On your turn you reveal five new cards to the middle of the table, then you bid an amount from 0 to 5 for how many cards you wish to take. If ever you bid 5 you immediately win the bid and must place the cards in your towers. However, if you bid less than 5 your opponents have the opportunity (in turn order) to try to outbid you and each other. Each player only gets one bid and the player who bids the most takes the cards and builds their towers.

Towering Over You

When you build a tower, you have to add the card to the correct theme (so sand towers only on sand etc), and the number must always be smaller than the previously placed tower card (so a 13 cannot be placed on top of a 10 but it can be placed on a 15). You are allowed once per turn (when you successfully bid and win) to discard the top of one of your towers to allow you to build a higher number (so disposing of a 5 so you can build the 6 instead, etc).
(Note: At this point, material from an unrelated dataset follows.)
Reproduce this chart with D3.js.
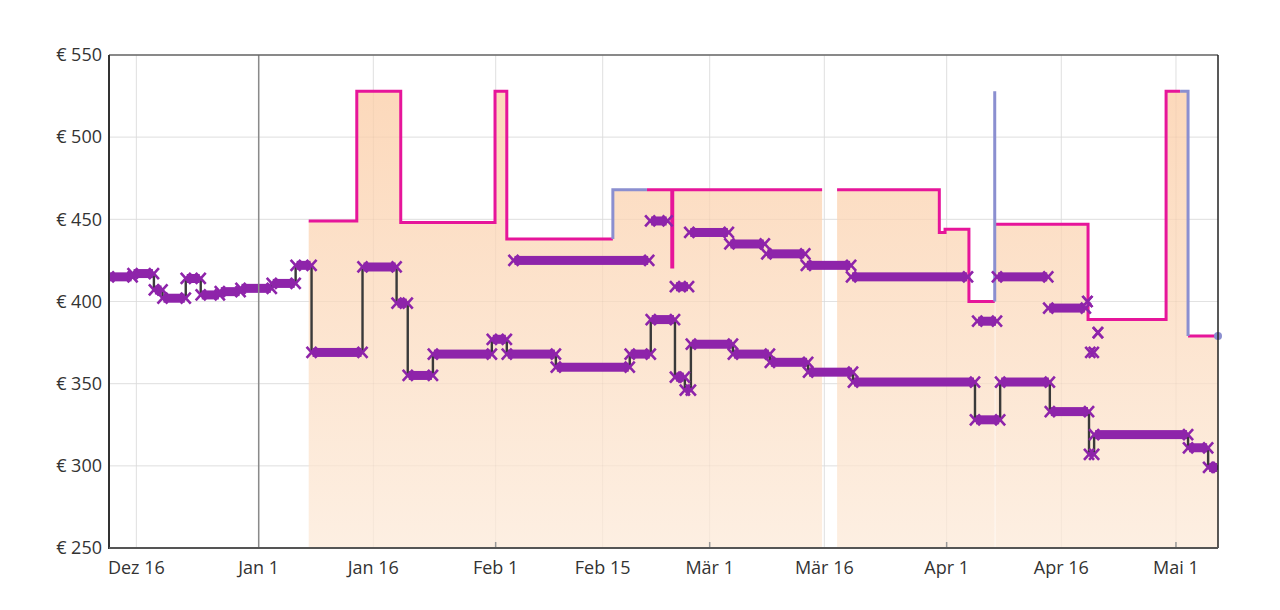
<!DOCTYPE html>
<html><head><meta charset="utf-8">
<script src="https://cdn.jsdelivr.net/npm/d3@7"></script>
<style>
html,body{margin:0;padding:0;background:#fff;}
svg{display:block;font-family:"Open Sans","Noto Sans",sans-serif;}
</style></head><body>
<svg id="chart" width="1280" height="610"></svg>
<script>
// ---------- data ----------
const domainDates = ["2018-12-12T10:00", "2019-05-06T12:00"];
const yTicks = [250, 300, 350, 400, 450, 500, 550];
const xTickDates = ["2018-12-16","2019-01-01","2019-01-16","2019-02-01","2019-02-15","2019-03-01","2019-03-16","2019-04-01","2019-04-16","2019-05-01"];
const xTickLabels = ["Dez 16","Jan 1","Jan 16","Feb 1","Feb 15","Mär 1","Mär 16","Apr 1","Apr 16","Mai 1"];
const monthTickDates = ["2019-02-01","2019-03-01","2019-04-01","2019-05-01"];
const yearLineDate = "2019-01-01";

// pink step series (null = no data)
const amazonDates = ["2019-01-07T13:00","2019-01-13T20:00","2019-01-19T14:00","2019-01-31T22:00","2019-02-02T11:00","2019-02-16T08:00","2019-02-16T08:00","2019-02-20T19:00","2019-02-24T01:00","2019-02-24T04:00","2019-03-15T17:00","2019-03-15T17:00","2019-03-17T16:00","2019-03-31T01:00","2019-03-31T19:00","2019-04-03T22:00","2019-04-07T07:00","2019-04-07T07:00","2019-04-07T09:00","2019-04-19T12:00","2019-04-29T17:00","2019-05-01T13:00","2019-05-01T13:00","2019-05-02T14:00","2019-05-06T12:00"];
const amazonValues = [449,528,448,528,438,438,null,468,421,468,468,null,468,442,444,400,400,null,447,389,528,528,null,379,379];

// blue-grey step series
const altDates = ["2019-02-16T08:00","2019-02-16T08:00","2019-02-20T19:00","2019-02-20T19:00","2019-04-07T07:00","2019-04-07T07:00","2019-04-07T07:00","2019-04-07T07:00","2019-05-01T13:00","2019-05-02T14:00","2019-05-02T14:00"];
const altValues = [438,468,468,null,400,528,447,null,528,528,379];
const lastDate = "2019-05-06T12:00";
const lastValue = 379;

// lower purple series (connected steps)
const newDates = ["2018-12-12T10:00","2018-12-15T12:00","2018-12-18T07:00","2018-12-19T10:00","2018-12-22T11:00","2018-12-24T10:00","2018-12-26T22:00","2018-12-29T15:00","2019-01-02T17:00","2019-01-05T20:00","2019-01-07T22:00","2019-01-14T14:00","2019-01-19T01:00","2019-01-20T12:00","2019-01-23T19:00","2019-01-31T12:00","2019-02-02T11:00","2019-02-08T21:00","2019-02-18T13:00","2019-02-21T07:00","2019-02-24T11:00","2019-02-25T18:00","2019-02-26T13:00","2019-03-04T01:00","2019-03-08T21:00","2019-03-13T21:00","2019-03-19T18:00","2019-04-04T17:00","2019-04-08T00:00","2019-04-14T12:00","2019-04-19T15:00","2019-04-20T07:00","2019-05-02T14:00","2019-05-05T05:00","2019-05-06T12:00"];
const newValues = [415,417,407,402,414,404,406,408,411,422,369,421,399,355,368,377,368,360,368,389,354,346,374,368,363,357,351,328,351,333,307,319,311,299,299];

// upper purple series (unconnected offers)
const offerStart = ["2019-02-03T08:00","2019-02-21T05:00","2019-02-24T11:00","2019-02-26T08:00","2019-03-03T14:00","2019-03-08T10:00","2019-03-13T14:00","2019-03-19T12:00","2019-04-05T00:00","2019-04-07T14:00","2019-04-14T07:00","2019-04-19T10:00","2019-04-19T19:00","2019-04-20T19:00"];
const offerEnd   = ["2019-02-21T02:00","2019-02-23T12:00","2019-02-26T07:00","2019-03-03T12:00","2019-03-08T05:00","2019-03-13T12:00","2019-03-19T12:00","2019-04-03T19:00","2019-04-07T14:00","2019-04-14T07:00","2019-04-19T05:00","2019-04-19T10:00","2019-04-20T06:00","2019-04-20T19:00"];
const offerValues = [425,449,409,442,435,429,422,415,388,415,396,400,369,381];

// ---------- setup ----------
const pT = d3.timeParse("%Y-%m-%dT%H:%M"), pD = d3.timeParse("%Y-%m-%d");
const parse = s => pT(s) || pD(s);
const svg = d3.select("#chart");
const L = 109, R = 1218, T = 55, B = 548;
const x = d3.scaleTime().domain(domainDates.map(parse)).range([L, R]);
const y = d3.scaleLinear().domain([250, 550]).range([B, T]);

const PINK = "#e6159a", BLUE = "#8b8fd0", PURPLE = "#8e24aa", DARK = "#3a3a3a";

const defs = svg.append("defs");
const grad = defs.append("linearGradient").attr("id", "fillGrad")
  .attr("gradientUnits", "userSpaceOnUse").attr("x1", 0).attr("y1", T).attr("x2", 0).attr("y2", B);
grad.append("stop").attr("offset", 0).attr("stop-color", "#fcd7b8");
grad.append("stop").attr("offset", 1).attr("stop-color", "#fdefe2");
defs.append("clipPath").attr("id", "plotClip").append("rect")
  .attr("x", L).attr("y", T - 2).attr("width", R - L).attr("height", B - T + 2);

// grid
const grid = svg.append("g");
grid.selectAll(".hg").data(yTicks).join("line")
  .attr("x1", L).attr("x2", R).attr("y1", d => y(d)).attr("y2", d => y(d))
  .attr("stroke", "#ebebeb").attr("stroke-width", 1.2);
grid.selectAll(".vg").data(xTickDates).join("line")
  .attr("x1", d => x(parse(d))).attr("x2", d => x(parse(d))).attr("y1", T).attr("y2", B)
  .attr("stroke", "#ebebeb").attr("stroke-width", 1.2);

const plot = svg.append("g").attr("clip-path", "url(#plotClip)");

// fill area (pink series, gaps bridged by blue series)
const amazonPts = amazonDates.map((d, i) => ({ t: parse(d), v: amazonValues[i] }));
const altPts = altDates.map((d, i) => ({ t: parse(d), v: altValues[i] }));
function altAt(t) {
  let idx = -1;
  altPts.forEach((p, i) => { if (+p.t <= +t) idx = i; });
  return idx >= 0 ? altPts[idx].v : null;
}
const fillPts = amazonPts.map(p => ({ t: p.t, v: p.v != null ? p.v : altAt(p.t) }));
plot.append("path").datum(fillPts)
  .attr("d", d3.area().defined(p => p.v != null).curve(d3.curveStepAfter)
    .x(p => x(p.t)).y0(y(250)).y1(p => y(p.v)))
  .attr("fill", "url(#fillGrad)");

// faint grid over fill
const grid2 = plot.append("g");
grid2.selectAll("line.h").data(yTicks).join("line")
  .attr("x1", L).attr("x2", R).attr("y1", d => y(d)).attr("y2", d => y(d))
  .attr("stroke", "rgba(0,0,0,0.035)");
grid2.selectAll("line.v").data(xTickDates).join("line")
  .attr("x1", d => x(parse(d))).attr("x2", d => x(parse(d))).attr("y1", T).attr("y2", B)
  .attr("stroke", "rgba(0,0,0,0.035)");

// year line
svg.append("line").attr("x1", x(parse(yearLineDate))).attr("x2", x(parse(yearLineDate)))
  .attr("y1", T).attr("y2", B).attr("stroke", "#8a8a8a").attr("stroke-width", 1.5);

// month ticks
svg.selectAll(".mt").data(monthTickDates).join("line")
  .attr("x1", d => x(parse(d))).attr("x2", d => x(parse(d))).attr("y1", B - 6).attr("y2", B)
  .attr("stroke", "#999").attr("stroke-width", 1.5);

// pink line
const stepLine = d3.line().defined(p => p.v != null).curve(d3.curveStepAfter).x(p => x(p.t)).y(p => y(p.v));
plot.append("path").datum(amazonPts).attr("d", stepLine)
  .attr("fill", "none").attr("stroke", PINK).attr("stroke-width", 3);
plot.append("path").datum(altPts).attr("d", stepLine)
  .attr("fill", "none").attr("stroke", BLUE).attr("stroke-width", 3);

// lower purple series connectors
const newPts = newDates.map((d, i) => ({ t: parse(d), v: newValues[i] }));
plot.append("path").datum(newPts).attr("d", stepLine)
  .attr("fill", "none").attr("stroke", DARK).attr("stroke-width", 2.4);

// bands of x markers
const segs = [];
for (let i = 0; i < newPts.length - 1; i++) segs.push({ a: newPts[i].t, b: newPts[i + 1].t, v: newPts[i].v });
offerValues.forEach((v, i) => segs.push({ a: parse(offerStart[i]), b: parse(offerEnd[i]), v }));

const bands = plot.append("g");
bands.selectAll("rect").data(segs).join("rect")
  .attr("x", s => x(s.a) + 1).attr("width", s => Math.max(0, x(s.b) - x(s.a) - 2))
  .attr("y", s => y(s.v) - 4.5).attr("height", 9)
  .attr("fill", PURPLE);
const ends = [];
segs.forEach(s => { ends.push({ t: s.a, v: s.v }); ends.push({ t: s.b, v: s.v }); });
bands.selectAll("path").data(ends).join("path")
  .attr("transform", p => `translate(${x(p.t)},${y(p.v)})`)
  .attr("d", "M-5,-5.5L5,5.5M-5,5.5L5,-5.5")
  .attr("stroke", PURPLE).attr("stroke-width", 2.6).attr("fill", "none");

// end dot
svg.append("circle").attr("cx", x(parse(lastDate))).attr("cy", y(lastValue)).attr("r", 4).attr("fill", BLUE);

// frame
svg.append("line").attr("x1", L).attr("x2", R).attr("y1", T).attr("y2", T).attr("stroke", "#666").attr("stroke-width", 1.5);
svg.append("line").attr("x1", R).attr("x2", R).attr("y1", T).attr("y2", B).attr("stroke", "#222").attr("stroke-width", 1.5);
svg.append("line").attr("x1", L).attr("x2", L).attr("y1", T).attr("y2", B + 1).attr("stroke", "#333").attr("stroke-width", 2);
svg.append("line").attr("x1", L).attr("x2", R).attr("y1", B).attr("y2", B).attr("stroke", "#555").attr("stroke-width", 2);

// labels
svg.selectAll(".yl").data(yTicks).join("text")
  .attr("x", L - 7).attr("y", d => y(d)).attr("dy", "0.35em")
  .attr("text-anchor", "end").attr("font-size", 18).attr("fill", "#333")
  .text(d => "€ " + d);
svg.selectAll(".xl").data(xTickDates).join("text")
  .attr("x", d => x(parse(d))).attr("y", 574)
  .attr("text-anchor", "middle").attr("font-size", 18).attr("fill", "#333")
  .text((d, i) => xTickLabels[i]);
</script>
</body></html>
This comes at a cost though as you score negative points for each discarded card and the penalty grows exponentially worse the more cards you discard. You can never discard a tower topper (the number 0) but you also would never want to anyway.

There are two special numbers in the game which are 8 and 9. The 8 cards must always be placed in the correct location (i.e. after a higher number) but they then reset the tower enabling you to build any number on top of an 8. The number 9 can be placed anywhere in your tower (except after a 0) after which the numbers must descend again.

Living In The Penthouse

Any cards not taken get placed in a discard pile and once the deck runs out you play through the shuffled discarded cards once more. At the end of the game, you will score 1 point for each card in each tower (scoring 2 for any tower with a topper on it), and then score 1 point per card in your tallest tower. Points are then deducted for your discarded cards and the player with the most points wins.

Final  Thoughts

5 Towers is a great game that somehow works at all player counts which is very unusual for a bidding game. When I purchased this, I assumed it would be a game I would prefer to play with three or four other people but I have found myself playing this with just one other player more than anything else. Because everything is known information, from the tower cards people have built to the number of cards they have discarded, you can really push your opponent to have to outbid you for cards they really don’t want so they can get the cards they do.

The game moves a nice pace and will often be played two or three times in a row, quite often with new players playing cautiously on their first attempt and then throwing that to the wind for the second and third as they realise the importance of the tower topper cards.

The game doesn’t come with any variants or special modes and I am glad that it doesn’t as it is very clean and simple system that is easy to teach and immensely fun as it is.

I have found a few players struggle with the special 8 and 9 cards and although the tower drawings assist, it still seems to be a blind spot for some gamers. But this isn’t a criticism of the game rather just an observation.

I cannot recommend the game highly enough so go and get 5 Towers and then have fun time and time again.